-- start SUPPLIED RECORDS --

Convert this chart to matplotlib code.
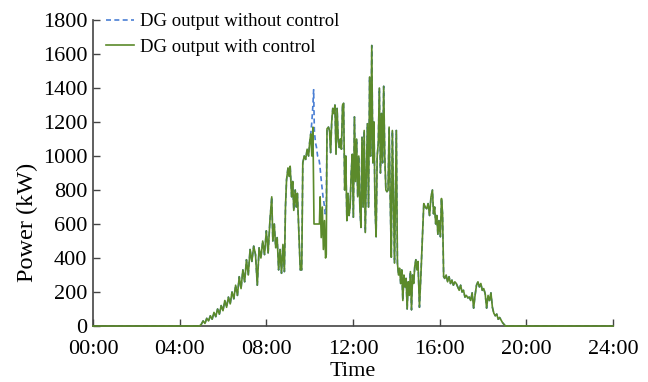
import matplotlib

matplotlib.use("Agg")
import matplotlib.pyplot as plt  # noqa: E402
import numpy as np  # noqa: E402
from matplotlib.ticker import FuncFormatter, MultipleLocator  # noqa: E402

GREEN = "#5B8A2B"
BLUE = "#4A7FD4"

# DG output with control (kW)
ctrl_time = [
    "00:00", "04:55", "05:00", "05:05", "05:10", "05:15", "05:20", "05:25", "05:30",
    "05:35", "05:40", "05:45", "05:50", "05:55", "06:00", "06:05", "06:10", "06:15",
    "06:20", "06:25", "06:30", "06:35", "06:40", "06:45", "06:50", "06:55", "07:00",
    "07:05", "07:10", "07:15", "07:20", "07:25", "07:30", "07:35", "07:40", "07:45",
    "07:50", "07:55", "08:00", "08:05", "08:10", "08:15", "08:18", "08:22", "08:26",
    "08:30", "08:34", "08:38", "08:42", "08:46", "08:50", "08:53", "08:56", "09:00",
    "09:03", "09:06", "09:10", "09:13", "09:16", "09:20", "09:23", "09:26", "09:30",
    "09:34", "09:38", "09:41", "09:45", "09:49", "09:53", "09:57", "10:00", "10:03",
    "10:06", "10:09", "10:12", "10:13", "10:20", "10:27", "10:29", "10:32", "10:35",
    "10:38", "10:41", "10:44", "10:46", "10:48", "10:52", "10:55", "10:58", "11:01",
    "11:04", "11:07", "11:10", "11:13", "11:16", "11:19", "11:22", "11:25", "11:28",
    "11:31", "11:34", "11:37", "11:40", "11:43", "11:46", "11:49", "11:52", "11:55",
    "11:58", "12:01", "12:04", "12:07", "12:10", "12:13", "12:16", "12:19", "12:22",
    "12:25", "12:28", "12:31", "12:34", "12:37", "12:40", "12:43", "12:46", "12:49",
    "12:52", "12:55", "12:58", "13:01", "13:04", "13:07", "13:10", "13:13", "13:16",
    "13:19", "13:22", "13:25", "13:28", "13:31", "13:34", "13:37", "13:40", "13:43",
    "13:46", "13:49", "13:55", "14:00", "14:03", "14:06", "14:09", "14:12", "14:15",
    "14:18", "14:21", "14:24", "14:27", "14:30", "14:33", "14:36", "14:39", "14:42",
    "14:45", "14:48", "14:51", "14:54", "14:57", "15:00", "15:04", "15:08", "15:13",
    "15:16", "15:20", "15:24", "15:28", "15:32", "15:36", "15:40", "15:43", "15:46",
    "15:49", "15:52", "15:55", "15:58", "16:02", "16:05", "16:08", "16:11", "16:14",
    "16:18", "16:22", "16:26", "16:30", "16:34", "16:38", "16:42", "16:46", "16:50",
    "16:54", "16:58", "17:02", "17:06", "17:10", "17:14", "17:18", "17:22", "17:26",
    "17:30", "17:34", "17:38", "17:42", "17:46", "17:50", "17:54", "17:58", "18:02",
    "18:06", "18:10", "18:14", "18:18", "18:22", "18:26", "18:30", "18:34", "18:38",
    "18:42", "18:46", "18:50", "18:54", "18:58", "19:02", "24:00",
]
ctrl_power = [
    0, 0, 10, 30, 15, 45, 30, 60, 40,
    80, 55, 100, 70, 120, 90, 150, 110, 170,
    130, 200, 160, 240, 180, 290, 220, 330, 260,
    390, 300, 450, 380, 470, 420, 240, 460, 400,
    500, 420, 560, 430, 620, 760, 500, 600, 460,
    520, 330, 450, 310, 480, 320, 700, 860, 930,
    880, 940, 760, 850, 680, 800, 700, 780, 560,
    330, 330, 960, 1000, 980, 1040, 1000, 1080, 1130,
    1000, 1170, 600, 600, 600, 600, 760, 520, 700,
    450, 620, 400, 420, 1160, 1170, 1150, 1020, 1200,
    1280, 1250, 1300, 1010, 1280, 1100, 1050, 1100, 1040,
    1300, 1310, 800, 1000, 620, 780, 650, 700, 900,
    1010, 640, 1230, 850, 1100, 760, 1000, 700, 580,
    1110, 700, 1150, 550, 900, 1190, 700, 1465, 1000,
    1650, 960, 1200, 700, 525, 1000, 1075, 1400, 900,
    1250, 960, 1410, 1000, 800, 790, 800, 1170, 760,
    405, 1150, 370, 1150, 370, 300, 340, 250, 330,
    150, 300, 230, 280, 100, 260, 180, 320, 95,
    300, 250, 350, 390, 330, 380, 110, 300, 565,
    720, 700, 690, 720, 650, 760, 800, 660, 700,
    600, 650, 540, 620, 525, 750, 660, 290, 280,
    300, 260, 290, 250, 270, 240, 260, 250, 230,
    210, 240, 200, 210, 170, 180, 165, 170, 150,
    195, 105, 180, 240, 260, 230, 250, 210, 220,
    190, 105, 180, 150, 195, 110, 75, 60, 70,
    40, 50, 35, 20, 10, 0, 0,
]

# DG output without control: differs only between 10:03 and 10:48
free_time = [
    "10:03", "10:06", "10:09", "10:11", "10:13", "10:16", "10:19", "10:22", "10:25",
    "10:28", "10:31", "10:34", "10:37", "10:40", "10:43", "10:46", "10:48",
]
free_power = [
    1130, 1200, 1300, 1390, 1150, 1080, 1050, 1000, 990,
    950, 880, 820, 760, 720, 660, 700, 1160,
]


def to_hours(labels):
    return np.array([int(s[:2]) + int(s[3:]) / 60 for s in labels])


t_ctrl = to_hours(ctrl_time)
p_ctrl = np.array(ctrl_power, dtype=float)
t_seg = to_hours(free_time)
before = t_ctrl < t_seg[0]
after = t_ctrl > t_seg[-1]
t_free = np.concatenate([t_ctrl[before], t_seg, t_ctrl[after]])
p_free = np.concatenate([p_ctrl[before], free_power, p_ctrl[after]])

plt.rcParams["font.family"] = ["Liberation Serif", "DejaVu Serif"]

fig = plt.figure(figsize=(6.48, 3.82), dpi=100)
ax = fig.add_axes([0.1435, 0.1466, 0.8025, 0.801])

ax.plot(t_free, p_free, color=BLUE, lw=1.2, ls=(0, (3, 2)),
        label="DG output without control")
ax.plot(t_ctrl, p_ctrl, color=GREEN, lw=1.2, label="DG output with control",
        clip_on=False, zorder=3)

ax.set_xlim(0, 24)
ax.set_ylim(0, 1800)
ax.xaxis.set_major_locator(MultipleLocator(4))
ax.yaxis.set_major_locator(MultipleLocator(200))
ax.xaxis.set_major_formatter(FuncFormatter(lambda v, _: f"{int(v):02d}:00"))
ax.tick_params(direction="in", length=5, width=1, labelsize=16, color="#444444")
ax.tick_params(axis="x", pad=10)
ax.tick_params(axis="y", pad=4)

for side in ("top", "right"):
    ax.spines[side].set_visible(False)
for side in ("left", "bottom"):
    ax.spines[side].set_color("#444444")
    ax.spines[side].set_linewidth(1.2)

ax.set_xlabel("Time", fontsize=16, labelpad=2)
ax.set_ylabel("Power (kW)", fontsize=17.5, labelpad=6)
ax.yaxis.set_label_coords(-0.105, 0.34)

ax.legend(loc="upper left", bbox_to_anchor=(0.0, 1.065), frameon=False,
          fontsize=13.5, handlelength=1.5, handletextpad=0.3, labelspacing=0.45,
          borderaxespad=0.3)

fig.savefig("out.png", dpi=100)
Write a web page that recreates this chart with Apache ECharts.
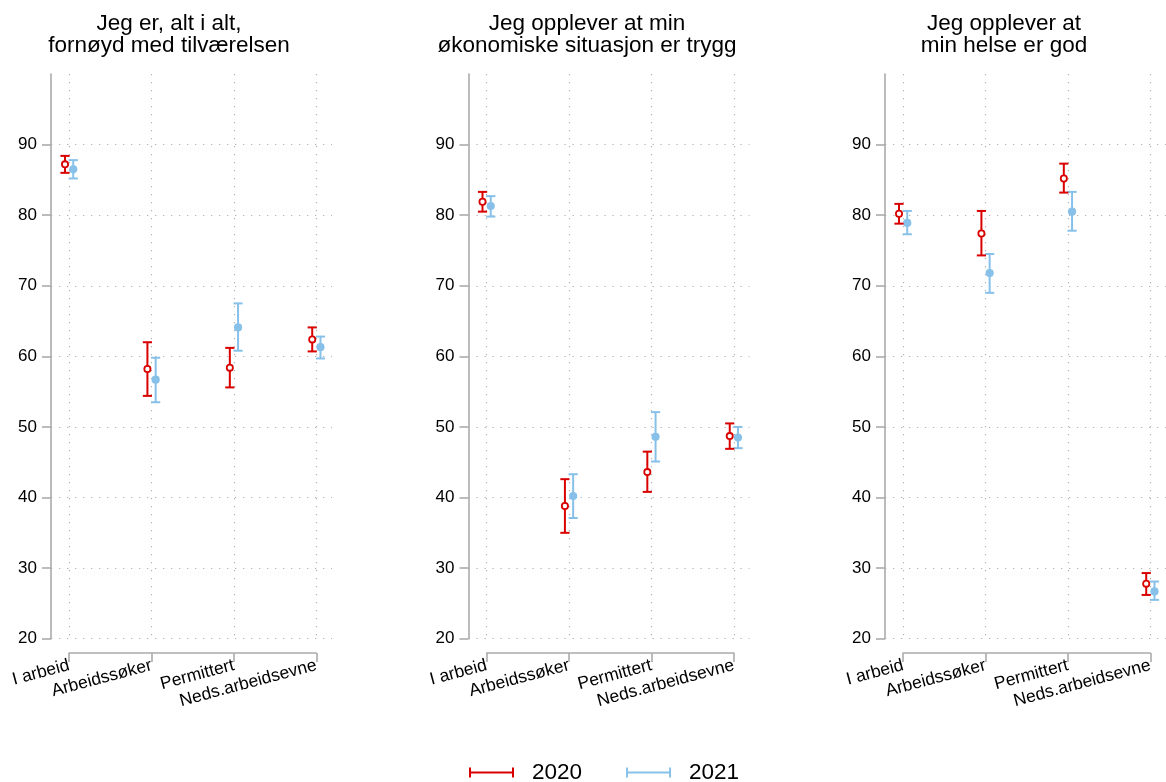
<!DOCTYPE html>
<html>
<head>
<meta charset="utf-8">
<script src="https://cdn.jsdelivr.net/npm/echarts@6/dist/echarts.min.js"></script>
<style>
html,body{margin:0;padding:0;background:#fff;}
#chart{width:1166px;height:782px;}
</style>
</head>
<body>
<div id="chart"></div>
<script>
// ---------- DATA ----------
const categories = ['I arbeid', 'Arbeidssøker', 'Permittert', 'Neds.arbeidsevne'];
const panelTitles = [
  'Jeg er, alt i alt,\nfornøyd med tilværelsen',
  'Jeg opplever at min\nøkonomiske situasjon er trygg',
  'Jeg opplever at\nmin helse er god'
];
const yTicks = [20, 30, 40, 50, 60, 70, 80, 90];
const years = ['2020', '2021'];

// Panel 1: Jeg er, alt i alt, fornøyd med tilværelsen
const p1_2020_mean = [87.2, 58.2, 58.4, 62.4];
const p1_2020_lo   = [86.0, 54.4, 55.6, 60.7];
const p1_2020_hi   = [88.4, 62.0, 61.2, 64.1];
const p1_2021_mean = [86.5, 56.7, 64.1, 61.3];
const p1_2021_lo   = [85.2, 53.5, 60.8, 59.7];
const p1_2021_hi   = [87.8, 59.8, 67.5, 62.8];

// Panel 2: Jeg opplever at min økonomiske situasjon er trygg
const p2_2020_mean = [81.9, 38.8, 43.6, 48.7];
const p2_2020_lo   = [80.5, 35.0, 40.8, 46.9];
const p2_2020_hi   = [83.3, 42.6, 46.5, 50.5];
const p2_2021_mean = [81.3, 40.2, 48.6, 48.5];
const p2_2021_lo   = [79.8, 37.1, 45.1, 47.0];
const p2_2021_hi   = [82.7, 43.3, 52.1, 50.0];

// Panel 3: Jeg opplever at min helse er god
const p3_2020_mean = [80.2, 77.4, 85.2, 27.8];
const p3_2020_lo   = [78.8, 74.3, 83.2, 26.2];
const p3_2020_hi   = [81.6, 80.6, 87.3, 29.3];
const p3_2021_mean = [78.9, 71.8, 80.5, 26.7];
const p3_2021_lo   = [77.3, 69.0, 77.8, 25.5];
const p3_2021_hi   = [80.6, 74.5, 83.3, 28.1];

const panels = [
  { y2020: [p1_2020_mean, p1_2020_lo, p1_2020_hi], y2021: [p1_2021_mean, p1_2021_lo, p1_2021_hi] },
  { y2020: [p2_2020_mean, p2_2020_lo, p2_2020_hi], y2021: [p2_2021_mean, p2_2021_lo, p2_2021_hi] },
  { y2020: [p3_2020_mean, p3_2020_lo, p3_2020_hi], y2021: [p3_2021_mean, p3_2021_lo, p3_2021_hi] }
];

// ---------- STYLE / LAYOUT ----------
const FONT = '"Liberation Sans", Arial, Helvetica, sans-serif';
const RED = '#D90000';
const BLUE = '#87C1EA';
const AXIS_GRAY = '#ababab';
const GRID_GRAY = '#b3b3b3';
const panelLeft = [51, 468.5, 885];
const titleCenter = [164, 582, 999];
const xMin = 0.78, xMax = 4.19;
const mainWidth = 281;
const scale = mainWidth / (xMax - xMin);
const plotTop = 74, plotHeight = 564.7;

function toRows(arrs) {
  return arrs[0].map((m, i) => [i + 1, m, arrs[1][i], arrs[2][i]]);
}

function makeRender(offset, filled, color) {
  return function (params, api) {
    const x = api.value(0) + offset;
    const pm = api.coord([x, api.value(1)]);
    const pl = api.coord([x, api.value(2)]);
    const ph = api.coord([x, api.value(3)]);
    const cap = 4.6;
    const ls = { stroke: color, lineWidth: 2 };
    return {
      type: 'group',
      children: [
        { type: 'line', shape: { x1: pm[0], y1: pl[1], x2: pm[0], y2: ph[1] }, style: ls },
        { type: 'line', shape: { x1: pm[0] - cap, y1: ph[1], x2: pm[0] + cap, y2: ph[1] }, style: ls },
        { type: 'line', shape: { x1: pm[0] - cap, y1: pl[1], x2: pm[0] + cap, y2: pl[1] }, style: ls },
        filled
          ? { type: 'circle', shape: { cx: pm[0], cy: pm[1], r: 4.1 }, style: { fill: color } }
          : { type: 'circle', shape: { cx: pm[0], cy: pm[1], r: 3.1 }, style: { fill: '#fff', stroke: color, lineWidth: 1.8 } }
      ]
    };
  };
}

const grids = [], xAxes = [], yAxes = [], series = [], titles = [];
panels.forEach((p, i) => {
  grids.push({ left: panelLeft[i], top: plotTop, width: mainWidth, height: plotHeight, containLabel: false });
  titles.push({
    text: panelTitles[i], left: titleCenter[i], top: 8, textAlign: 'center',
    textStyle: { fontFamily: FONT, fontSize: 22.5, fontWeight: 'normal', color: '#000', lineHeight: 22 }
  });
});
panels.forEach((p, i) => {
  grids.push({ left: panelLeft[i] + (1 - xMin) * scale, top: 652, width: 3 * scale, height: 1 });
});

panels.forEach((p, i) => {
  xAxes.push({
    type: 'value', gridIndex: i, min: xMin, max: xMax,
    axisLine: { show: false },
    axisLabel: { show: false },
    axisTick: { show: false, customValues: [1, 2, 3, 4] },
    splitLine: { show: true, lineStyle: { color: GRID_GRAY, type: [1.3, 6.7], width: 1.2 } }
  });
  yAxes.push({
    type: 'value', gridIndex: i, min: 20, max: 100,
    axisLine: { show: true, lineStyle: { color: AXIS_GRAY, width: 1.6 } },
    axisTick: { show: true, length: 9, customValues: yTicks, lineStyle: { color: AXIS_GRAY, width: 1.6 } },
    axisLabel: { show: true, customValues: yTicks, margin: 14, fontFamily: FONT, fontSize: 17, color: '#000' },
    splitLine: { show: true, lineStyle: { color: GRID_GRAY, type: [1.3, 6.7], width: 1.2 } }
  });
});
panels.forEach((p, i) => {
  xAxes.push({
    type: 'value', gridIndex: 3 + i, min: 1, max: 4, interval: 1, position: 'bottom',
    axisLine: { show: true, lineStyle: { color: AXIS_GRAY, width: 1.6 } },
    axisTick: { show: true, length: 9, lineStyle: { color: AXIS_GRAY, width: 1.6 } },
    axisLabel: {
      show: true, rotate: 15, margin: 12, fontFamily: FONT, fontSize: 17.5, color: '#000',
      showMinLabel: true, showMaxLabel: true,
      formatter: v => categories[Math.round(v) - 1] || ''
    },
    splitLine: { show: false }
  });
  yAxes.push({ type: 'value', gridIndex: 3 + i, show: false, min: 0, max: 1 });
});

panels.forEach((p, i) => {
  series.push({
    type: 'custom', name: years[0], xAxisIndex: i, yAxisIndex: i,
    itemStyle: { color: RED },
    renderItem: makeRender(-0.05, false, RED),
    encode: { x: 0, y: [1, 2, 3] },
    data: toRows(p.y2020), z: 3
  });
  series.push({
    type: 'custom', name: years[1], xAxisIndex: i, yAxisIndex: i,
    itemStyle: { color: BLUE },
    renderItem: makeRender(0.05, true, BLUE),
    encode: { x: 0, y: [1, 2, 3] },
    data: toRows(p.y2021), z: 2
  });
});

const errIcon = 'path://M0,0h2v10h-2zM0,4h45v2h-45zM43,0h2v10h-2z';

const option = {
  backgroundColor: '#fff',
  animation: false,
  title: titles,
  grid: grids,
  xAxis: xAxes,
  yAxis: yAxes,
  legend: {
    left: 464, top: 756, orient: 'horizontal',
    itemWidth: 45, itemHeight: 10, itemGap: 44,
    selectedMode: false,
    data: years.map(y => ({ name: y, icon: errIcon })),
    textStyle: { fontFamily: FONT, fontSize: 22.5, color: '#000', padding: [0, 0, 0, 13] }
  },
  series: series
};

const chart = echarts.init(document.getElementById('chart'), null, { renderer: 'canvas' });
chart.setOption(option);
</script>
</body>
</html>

-- end SUPPLIED RECORDS --

* **WORK TO DO**:
Return nothing but the lines running from the start of the data to the line with "from matplotlib.ticker import", please, both ends included and no pictures.

* **RESULT OF THIS TASK**:
Convert this chart to matplotlib code.
import matplotlib

matplotlib.use("Agg")
import matplotlib.pyplot as plt  # noqa: E402
import numpy as np  # noqa: E402
from matplotlib.ticker import FuncFormatter, MultipleLocator  # noqa: E402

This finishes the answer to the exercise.